Dataset excerpt:
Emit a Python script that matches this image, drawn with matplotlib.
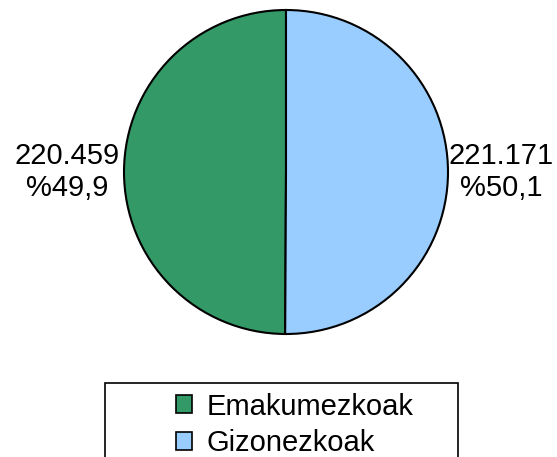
import matplotlib.pyplot as plt
from matplotlib.patches import Rectangle

plt.rcParams['font.family'] = ['Liberation Sans', 'DejaVu Sans']

# data
labels = ["Emakumezkoak", "Gizonezkoak"]
counts = [220459, 221171]
count_text = ["220.459", "221.171"]
pct_text = ["%49,9", "%50,1"]
colors = ["#339966", "#99ccff"]

W, H = 557, 457
fig = plt.figure(figsize=(W / 100, H / 100), dpi=100)

# pie axes: center (286,172), radius 162 px
cx, cy, r = 286, 172, 162
ax = fig.add_axes([(cx - r) / W, (H - cy - r) / H, 2 * r / W, 2 * r / H])
wedges, _ = ax.pie(counts, colors=colors, startangle=90, counterclock=True,
                   wedgeprops=dict(edgecolor="black", linewidth=1.5))
ax.set_xlim(-1, 1)
ax.set_ylim(-1, 1)
ax.set_aspect("equal")

# value labels
fs = 21
fig.text(67 / W, 1 - cy / H, count_text[0] + "\n" + pct_text[0], ha="center", va="center",
         fontsize=fs, linespacing=1.2, multialignment="center")
fig.text(501 / W, 1 - cy / H, count_text[1] + "\n" + pct_text[1], ha="center", va="center",
         fontsize=fs, linespacing=1.2, multialignment="center")

# legend frame (runs off the bottom)
fig.patches.append(Rectangle((105 / W, -0.05), (458 - 105) / W, (H + 0.05 * H - 383) / H,
                             transform=fig.transFigure, facecolor="white",
                             edgecolor="black", linewidth=1.2, zorder=0))
leg = fig.legend(wedges, labels, loc="upper left", bbox_to_anchor=(161 / W, 1 - 378 / H),
                 frameon=False, fontsize=fs, handlelength=0.55, handleheight=0.55,
                 handletextpad=0.5, labelspacing=0.3, borderpad=0)
for h in leg.legend_handles:
    h.set_linewidth(1.2)

fig.savefig("out.png", dpi=100)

Aim of the exercise: Copy each line in full and exactly, omitting any picture.

Full response:
Emit a Python script that matches this image, drawn with matplotlib.
import matplotlib.pyplot as plt
from matplotlib.patches import Rectangle

plt.rcParams['font.family'] = ['Liberation Sans', 'DejaVu Sans']

# data
labels = ["Emakumezkoak", "Gizonezkoak"]
counts = [220459, 221171]
count_text = ["220.459", "221.171"]
pct_text = ["%49,9", "%50,1"]
colors = ["#339966", "#99ccff"]

W, H = 557, 457
fig = plt.figure(figsize=(W / 100, H / 100), dpi=100)

# pie axes: center (286,172), radius 162 px
cx, cy, r = 286, 172, 162
ax = fig.add_axes([(cx - r) / W, (H - cy - r) / H, 2 * r / W, 2 * r / H])
wedges, _ = ax.pie(counts, colors=colors, startangle=90, counterclock=True,
                   wedgeprops=dict(edgecolor="black", linewidth=1.5))
ax.set_xlim(-1, 1)
ax.set_ylim(-1, 1)
ax.set_aspect("equal")

# value labels
fs = 21
fig.text(67 / W, 1 - cy / H, count_text[0] + "\n" + pct_text[0], ha="center", va="center",
         fontsize=fs, linespacing=1.2, multialignment="center")
fig.text(501 / W, 1 - cy / H, count_text[1] + "\n" + pct_text[1], ha="center", va="center",
         fontsize=fs, linespacing=1.2, multialignment="center")

# legend frame (runs off the bottom)
fig.patches.append(Rectangle((105 / W, -0.05), (458 - 105) / W, (H + 0.05 * H - 383) / H,
                             transform=fig.transFigure, facecolor="white",
                             edgecolor="black", linewidth=1.2, zorder=0))
leg = fig.legend(wedges, labels, loc="upper left", bbox_to_anchor=(161 / W, 1 - 378 / H),
                 frameon=False, fontsize=fs, handlelength=0.55, handleheight=0.55,
                 handletextpad=0.5, labelspacing=0.3, borderpad=0)
for h in leg.legend_handles:
    h.set_linewidth(1.2)

fig.savefig("out.png", dpi=100)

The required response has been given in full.